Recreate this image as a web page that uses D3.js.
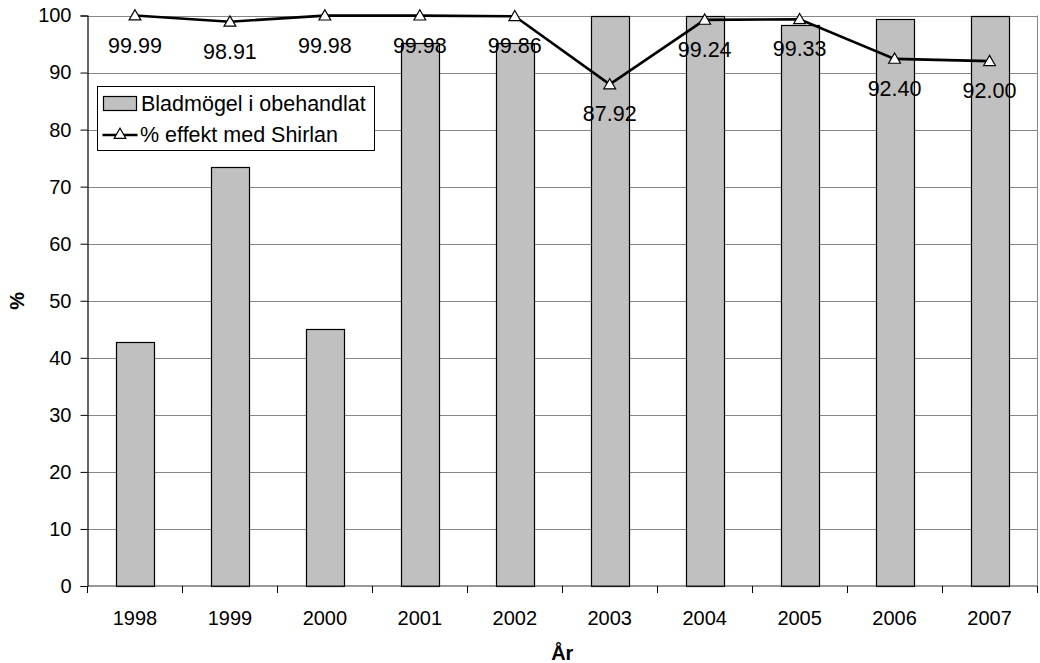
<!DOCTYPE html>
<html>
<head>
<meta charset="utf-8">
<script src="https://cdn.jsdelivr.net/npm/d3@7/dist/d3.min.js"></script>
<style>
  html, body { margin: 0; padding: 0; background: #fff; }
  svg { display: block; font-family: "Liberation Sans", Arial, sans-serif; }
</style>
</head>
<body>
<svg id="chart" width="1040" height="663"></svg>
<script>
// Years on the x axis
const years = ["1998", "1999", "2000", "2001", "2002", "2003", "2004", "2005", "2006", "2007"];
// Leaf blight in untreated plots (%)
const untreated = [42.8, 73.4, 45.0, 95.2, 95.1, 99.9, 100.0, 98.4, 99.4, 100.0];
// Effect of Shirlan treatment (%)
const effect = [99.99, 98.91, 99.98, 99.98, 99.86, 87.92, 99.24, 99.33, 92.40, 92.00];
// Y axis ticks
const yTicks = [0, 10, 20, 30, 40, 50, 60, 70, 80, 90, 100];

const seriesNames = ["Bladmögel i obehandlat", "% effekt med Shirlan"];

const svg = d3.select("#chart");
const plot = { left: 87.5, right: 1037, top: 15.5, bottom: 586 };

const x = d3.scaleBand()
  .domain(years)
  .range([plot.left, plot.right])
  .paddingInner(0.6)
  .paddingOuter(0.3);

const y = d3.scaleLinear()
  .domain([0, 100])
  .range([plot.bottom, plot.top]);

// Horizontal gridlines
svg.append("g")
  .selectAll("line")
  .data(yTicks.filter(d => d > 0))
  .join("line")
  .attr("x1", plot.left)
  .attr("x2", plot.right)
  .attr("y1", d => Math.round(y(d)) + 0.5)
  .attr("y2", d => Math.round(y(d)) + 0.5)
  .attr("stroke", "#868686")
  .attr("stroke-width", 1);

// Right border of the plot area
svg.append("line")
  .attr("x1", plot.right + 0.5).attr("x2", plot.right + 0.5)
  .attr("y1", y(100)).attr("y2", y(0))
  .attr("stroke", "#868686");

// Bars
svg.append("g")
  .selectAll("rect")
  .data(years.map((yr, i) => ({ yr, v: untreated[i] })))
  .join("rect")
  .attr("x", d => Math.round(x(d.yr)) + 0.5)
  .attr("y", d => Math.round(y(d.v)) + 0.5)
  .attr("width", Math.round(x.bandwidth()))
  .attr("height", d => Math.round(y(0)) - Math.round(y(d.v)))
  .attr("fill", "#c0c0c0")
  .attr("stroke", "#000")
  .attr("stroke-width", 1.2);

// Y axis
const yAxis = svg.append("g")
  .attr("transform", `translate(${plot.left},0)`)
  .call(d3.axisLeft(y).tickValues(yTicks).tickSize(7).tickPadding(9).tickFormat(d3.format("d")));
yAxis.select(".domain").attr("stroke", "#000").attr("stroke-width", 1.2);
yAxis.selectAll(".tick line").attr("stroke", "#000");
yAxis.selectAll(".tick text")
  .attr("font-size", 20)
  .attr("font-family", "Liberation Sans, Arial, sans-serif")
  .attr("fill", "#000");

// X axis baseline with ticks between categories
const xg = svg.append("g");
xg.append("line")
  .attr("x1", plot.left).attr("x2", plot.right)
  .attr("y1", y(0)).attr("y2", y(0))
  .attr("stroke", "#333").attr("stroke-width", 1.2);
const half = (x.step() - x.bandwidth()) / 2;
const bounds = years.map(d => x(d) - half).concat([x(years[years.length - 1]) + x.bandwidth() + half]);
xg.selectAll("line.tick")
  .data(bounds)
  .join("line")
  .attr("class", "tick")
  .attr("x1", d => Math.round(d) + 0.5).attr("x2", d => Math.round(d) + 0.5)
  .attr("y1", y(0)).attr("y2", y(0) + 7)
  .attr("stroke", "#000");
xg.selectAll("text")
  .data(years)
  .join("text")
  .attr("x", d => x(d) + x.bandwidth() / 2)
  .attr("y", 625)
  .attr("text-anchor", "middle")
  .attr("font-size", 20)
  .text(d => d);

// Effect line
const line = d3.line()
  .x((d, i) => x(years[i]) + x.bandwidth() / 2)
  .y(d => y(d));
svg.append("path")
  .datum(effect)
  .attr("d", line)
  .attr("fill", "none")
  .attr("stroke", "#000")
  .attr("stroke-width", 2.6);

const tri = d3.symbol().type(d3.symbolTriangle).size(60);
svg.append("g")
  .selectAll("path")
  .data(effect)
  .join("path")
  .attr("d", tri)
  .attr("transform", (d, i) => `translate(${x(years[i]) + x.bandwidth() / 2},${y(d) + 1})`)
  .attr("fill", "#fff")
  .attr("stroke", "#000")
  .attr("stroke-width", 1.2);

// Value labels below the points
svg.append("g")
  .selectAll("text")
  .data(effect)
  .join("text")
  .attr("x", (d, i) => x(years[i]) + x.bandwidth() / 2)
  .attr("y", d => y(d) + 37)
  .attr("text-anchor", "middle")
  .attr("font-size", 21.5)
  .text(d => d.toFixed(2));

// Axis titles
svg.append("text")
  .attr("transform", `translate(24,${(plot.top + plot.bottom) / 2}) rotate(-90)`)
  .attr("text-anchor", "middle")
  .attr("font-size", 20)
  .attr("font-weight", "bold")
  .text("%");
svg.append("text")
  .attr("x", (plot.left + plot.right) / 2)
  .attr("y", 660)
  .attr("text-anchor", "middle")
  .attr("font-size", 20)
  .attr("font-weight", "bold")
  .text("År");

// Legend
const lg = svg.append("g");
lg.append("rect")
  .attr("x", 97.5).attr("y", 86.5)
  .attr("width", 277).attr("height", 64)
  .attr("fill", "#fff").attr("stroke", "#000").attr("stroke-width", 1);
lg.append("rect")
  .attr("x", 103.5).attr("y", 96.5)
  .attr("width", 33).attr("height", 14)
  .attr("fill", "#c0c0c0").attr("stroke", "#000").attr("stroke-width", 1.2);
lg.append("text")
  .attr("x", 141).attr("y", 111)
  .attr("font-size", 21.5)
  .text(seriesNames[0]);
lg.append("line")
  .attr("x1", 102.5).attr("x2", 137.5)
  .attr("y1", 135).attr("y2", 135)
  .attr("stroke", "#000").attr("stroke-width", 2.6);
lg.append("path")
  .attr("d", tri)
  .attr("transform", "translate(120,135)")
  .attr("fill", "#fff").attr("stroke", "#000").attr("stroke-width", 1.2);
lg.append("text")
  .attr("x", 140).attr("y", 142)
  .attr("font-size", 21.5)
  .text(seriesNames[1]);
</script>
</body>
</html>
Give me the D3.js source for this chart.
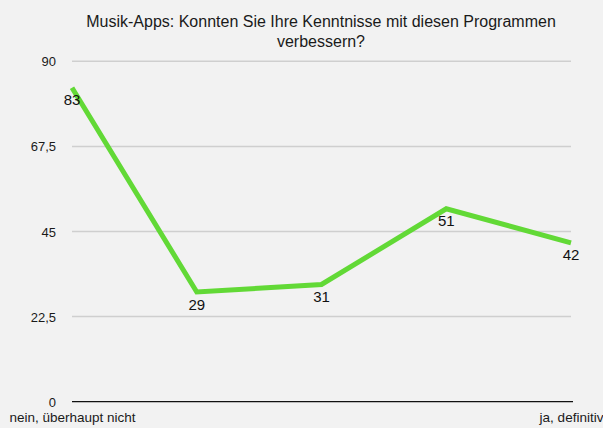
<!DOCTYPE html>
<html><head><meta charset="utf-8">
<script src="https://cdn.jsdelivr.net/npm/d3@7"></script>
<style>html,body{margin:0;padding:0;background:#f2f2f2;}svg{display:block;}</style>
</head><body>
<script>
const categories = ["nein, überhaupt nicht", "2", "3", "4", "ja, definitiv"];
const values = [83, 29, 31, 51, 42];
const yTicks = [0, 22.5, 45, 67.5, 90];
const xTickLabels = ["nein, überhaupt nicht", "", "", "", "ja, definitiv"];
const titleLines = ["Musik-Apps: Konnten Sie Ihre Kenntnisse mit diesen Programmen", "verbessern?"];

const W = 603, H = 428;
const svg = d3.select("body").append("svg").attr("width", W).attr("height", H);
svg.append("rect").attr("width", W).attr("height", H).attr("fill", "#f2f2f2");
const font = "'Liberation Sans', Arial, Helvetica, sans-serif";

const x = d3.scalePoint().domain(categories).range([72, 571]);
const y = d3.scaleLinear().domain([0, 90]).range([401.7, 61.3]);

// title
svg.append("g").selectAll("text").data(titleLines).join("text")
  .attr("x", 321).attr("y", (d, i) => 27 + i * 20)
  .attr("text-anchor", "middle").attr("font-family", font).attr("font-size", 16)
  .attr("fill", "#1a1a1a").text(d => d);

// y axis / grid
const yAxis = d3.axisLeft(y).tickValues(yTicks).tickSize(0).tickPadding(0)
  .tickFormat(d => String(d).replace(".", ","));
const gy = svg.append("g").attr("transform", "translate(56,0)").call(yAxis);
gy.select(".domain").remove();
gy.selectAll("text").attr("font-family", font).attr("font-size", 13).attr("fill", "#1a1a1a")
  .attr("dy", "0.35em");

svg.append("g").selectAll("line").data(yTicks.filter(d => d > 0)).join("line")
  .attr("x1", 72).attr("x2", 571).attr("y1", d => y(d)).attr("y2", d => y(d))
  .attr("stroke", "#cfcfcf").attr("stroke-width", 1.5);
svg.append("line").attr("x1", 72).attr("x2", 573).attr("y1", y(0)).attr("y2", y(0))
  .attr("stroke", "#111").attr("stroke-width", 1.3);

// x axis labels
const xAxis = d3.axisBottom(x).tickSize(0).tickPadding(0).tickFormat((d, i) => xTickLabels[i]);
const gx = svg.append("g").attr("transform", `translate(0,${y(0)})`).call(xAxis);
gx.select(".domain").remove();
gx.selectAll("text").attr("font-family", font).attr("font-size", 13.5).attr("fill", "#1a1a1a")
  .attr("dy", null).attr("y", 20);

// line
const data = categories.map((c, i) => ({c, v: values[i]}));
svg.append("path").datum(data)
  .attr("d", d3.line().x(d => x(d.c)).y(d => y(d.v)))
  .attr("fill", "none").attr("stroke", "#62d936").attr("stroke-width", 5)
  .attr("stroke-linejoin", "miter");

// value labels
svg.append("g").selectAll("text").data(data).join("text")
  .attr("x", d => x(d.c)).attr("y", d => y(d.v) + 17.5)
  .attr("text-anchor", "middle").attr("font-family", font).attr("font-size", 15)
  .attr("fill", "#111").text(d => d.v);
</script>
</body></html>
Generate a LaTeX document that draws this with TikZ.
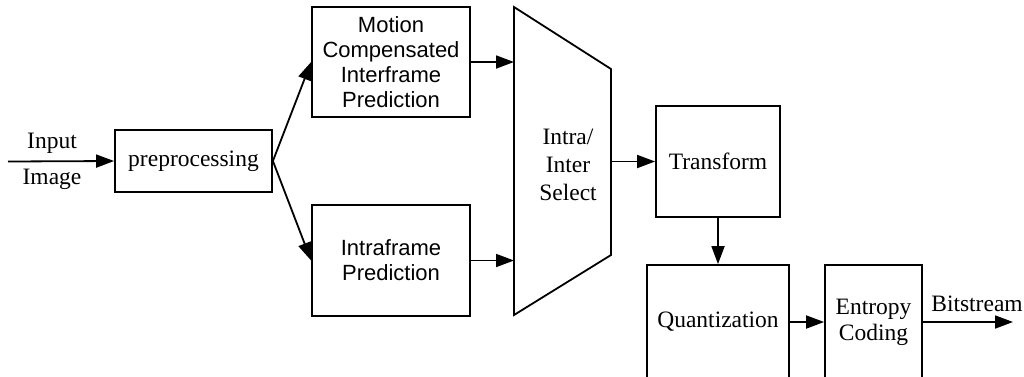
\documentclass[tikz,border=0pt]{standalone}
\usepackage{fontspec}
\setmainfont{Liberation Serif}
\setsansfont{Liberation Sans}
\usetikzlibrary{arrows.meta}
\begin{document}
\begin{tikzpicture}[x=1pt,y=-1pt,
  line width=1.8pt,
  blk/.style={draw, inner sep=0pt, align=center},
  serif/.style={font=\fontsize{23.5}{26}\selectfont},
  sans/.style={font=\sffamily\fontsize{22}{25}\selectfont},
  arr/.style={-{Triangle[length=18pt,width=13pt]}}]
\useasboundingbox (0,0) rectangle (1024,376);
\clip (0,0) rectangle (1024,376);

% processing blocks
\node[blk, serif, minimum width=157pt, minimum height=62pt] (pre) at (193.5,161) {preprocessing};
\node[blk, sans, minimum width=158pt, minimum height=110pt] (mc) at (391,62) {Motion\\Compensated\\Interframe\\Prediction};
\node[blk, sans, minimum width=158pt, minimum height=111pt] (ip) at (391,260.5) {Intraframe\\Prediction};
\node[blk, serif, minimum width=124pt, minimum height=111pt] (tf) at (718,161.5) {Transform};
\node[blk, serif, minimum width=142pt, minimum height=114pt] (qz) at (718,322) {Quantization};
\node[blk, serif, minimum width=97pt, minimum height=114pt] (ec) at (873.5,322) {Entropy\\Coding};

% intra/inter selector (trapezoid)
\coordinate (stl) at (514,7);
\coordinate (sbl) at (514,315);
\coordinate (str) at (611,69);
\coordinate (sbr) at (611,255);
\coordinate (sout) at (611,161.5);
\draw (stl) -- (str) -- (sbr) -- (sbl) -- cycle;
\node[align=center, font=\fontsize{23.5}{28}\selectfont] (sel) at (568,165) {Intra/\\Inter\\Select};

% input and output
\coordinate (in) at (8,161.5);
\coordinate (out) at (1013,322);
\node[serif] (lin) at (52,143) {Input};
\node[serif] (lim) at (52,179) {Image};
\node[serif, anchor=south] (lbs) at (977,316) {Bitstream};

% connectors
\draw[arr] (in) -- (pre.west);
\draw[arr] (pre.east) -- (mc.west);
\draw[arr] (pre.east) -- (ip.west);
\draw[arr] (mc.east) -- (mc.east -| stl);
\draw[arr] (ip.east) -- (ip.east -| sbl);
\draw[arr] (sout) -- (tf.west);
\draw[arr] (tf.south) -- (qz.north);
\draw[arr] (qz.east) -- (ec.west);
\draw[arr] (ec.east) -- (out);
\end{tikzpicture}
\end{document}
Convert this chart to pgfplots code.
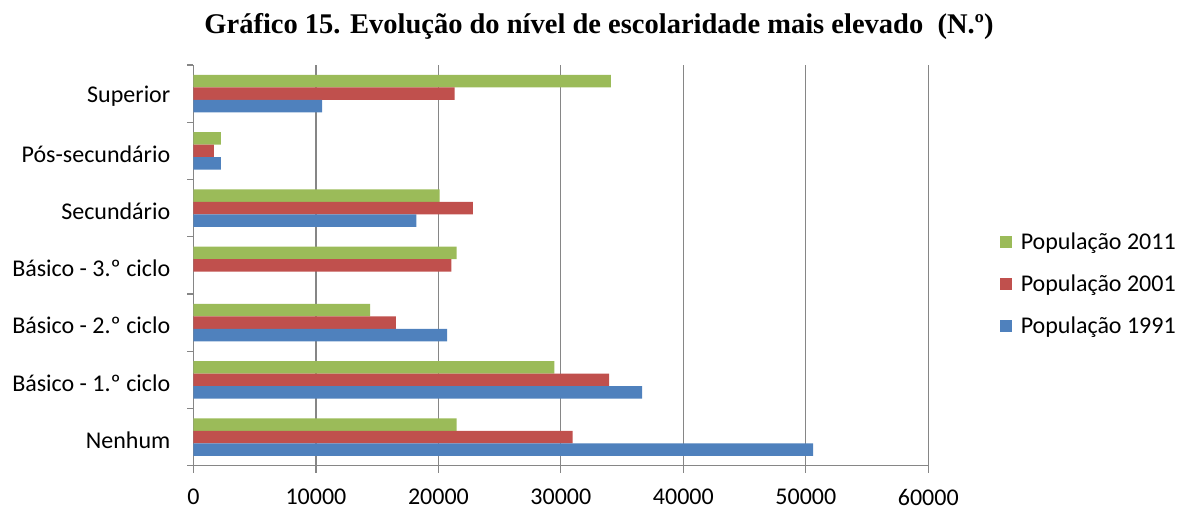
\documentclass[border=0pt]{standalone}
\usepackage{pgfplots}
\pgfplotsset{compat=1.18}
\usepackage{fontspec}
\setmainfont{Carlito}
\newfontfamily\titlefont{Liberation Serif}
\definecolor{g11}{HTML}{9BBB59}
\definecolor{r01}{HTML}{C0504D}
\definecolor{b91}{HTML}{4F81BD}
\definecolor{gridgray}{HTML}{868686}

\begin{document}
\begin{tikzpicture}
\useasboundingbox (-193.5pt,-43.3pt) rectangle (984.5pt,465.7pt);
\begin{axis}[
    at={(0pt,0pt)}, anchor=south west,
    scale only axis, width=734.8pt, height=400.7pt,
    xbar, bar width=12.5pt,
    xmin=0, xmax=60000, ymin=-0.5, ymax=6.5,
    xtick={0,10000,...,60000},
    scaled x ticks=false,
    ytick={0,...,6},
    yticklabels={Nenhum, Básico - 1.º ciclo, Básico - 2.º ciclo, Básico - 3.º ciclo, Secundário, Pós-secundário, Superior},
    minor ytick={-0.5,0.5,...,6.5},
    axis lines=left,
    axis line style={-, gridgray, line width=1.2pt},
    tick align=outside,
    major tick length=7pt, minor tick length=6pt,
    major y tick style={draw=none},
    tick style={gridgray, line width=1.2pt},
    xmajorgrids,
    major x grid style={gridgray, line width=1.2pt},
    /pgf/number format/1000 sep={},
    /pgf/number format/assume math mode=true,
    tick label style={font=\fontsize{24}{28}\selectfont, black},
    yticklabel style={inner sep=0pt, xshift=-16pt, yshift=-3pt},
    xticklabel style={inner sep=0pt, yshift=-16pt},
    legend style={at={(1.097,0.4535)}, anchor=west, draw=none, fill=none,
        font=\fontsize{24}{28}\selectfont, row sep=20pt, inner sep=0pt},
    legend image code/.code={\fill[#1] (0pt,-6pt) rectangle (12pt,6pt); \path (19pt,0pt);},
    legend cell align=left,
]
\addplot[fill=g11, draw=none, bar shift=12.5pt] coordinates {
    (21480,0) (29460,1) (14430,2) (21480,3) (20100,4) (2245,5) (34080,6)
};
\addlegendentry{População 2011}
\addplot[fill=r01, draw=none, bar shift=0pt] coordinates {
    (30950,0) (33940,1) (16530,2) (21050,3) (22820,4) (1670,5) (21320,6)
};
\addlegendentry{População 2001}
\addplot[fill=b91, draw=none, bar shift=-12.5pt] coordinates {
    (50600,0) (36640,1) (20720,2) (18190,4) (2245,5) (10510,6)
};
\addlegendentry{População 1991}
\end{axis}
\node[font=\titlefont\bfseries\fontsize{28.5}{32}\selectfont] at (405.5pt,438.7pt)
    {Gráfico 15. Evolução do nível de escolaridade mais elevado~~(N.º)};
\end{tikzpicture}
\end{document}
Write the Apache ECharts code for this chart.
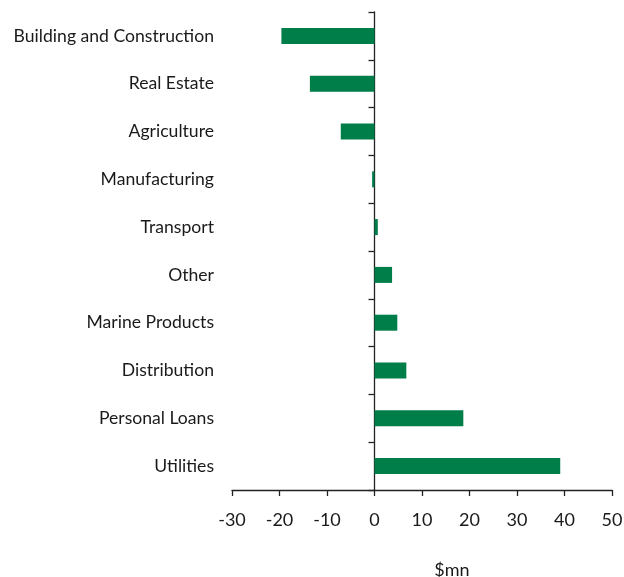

---+---

— Exercise directions —
Pull out all lines containing "that".

— Complete answer —
Recreate this image as a web page that uses D3.js.
Generate a LaTeX document that draws this with TikZ.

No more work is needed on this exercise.